Task directions: In the entries that follow, how many lines contain the word "this"? Answer with the number only.

Data lines:
○ ○ ○ ○
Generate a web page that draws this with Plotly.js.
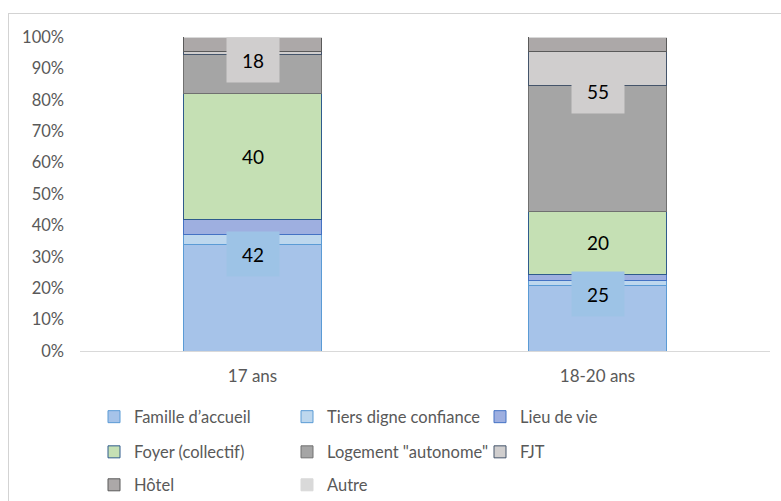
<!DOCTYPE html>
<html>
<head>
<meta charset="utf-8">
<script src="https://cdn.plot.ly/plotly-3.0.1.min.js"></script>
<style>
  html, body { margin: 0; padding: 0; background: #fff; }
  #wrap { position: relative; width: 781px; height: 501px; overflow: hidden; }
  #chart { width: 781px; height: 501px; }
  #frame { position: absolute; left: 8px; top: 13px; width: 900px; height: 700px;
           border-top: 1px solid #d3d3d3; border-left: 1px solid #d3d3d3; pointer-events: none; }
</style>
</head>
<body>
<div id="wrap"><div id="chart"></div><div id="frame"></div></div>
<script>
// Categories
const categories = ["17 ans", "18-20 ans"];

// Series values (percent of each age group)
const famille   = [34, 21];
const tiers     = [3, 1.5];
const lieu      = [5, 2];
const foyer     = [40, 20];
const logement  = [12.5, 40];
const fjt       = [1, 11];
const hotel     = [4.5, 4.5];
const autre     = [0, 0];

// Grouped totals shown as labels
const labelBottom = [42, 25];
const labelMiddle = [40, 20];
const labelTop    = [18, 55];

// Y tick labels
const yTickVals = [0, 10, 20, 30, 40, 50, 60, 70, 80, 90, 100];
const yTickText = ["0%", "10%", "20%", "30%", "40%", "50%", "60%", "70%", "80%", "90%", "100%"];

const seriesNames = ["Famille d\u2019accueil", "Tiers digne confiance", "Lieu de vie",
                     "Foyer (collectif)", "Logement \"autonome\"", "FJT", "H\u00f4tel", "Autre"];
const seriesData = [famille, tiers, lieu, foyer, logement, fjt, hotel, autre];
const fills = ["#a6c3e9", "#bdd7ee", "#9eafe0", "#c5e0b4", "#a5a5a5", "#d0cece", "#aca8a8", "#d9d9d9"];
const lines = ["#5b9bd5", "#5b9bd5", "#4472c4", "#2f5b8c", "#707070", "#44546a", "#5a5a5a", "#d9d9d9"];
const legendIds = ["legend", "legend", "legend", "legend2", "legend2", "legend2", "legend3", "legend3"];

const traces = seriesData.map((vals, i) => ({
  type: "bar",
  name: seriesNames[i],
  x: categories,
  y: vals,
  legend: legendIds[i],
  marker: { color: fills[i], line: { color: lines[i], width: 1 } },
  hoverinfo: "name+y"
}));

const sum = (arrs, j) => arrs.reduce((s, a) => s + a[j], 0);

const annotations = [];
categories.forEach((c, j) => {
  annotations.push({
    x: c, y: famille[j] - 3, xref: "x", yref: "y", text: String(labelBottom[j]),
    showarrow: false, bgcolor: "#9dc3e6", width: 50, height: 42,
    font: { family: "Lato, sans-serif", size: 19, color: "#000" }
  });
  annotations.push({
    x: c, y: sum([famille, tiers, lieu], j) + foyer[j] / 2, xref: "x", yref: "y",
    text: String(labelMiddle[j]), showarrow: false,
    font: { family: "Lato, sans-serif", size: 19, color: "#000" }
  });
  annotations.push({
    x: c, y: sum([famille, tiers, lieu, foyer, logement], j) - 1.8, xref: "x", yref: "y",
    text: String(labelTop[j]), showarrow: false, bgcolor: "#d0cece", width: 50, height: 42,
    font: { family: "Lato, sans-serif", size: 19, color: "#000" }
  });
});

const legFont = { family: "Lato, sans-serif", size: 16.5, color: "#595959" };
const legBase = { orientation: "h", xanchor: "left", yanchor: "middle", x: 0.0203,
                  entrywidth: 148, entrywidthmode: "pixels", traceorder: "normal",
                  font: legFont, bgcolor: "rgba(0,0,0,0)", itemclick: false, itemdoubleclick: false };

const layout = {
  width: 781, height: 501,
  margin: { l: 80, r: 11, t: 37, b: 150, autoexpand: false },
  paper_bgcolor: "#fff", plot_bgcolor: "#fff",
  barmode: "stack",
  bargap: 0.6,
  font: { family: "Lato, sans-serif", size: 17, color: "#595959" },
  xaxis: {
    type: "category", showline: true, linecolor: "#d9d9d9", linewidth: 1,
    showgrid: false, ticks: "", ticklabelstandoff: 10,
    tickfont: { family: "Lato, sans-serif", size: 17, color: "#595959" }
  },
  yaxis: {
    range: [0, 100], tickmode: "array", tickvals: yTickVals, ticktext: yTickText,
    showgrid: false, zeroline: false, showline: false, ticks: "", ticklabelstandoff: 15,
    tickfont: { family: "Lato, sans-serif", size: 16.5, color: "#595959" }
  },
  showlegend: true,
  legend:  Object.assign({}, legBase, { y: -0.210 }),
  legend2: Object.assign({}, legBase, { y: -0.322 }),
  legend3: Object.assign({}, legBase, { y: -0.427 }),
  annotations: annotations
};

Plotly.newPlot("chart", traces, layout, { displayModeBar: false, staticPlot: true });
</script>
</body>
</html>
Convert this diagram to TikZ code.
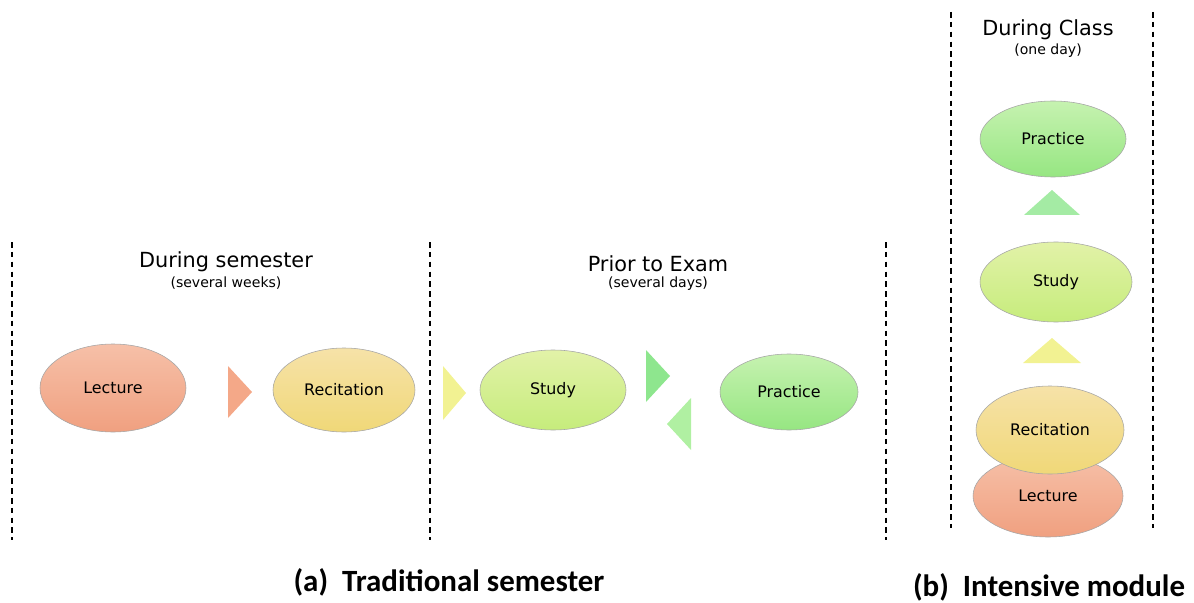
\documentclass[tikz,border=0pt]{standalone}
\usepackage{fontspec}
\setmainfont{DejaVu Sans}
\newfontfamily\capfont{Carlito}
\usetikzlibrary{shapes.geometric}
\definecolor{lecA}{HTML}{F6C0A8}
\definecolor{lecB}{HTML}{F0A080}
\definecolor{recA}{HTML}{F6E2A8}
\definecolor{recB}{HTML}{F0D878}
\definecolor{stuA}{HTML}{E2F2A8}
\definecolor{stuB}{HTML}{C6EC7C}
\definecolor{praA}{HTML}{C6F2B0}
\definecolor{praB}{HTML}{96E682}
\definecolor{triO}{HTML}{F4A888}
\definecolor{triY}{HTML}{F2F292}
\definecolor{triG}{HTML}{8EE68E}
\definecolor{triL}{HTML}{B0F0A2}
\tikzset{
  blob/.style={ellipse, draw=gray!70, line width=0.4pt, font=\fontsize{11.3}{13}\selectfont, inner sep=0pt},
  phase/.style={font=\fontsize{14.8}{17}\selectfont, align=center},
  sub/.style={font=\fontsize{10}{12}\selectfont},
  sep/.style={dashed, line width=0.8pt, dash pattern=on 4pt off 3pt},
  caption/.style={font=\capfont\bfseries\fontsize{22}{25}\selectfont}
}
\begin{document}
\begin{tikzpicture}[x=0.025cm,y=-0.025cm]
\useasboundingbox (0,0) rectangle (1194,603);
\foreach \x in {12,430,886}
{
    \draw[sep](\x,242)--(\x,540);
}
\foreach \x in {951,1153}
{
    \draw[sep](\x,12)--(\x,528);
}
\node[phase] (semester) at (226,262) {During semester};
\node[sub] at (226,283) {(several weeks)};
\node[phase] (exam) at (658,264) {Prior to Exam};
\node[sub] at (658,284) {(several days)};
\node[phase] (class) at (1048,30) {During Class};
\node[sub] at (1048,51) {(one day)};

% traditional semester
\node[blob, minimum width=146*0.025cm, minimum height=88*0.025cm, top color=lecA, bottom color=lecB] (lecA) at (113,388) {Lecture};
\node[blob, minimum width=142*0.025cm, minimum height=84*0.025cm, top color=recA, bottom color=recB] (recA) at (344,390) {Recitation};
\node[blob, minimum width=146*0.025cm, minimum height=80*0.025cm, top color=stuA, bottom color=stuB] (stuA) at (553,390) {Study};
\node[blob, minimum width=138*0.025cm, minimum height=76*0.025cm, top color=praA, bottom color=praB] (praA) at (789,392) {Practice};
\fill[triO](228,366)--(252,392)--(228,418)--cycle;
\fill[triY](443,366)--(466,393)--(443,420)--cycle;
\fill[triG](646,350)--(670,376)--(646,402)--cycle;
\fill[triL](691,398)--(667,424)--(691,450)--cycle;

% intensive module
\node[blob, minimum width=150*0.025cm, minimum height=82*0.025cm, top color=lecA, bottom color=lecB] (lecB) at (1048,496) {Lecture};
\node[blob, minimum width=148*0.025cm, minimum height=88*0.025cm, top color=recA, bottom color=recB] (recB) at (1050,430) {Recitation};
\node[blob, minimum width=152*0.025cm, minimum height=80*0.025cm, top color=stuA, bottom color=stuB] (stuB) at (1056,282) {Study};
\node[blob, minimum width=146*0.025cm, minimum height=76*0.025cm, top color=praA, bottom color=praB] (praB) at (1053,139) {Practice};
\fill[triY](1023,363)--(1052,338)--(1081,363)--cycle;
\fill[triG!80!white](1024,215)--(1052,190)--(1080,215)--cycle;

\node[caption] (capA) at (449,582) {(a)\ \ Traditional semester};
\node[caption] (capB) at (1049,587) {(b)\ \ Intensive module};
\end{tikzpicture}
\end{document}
○ ○ ○ ○
Final result: 2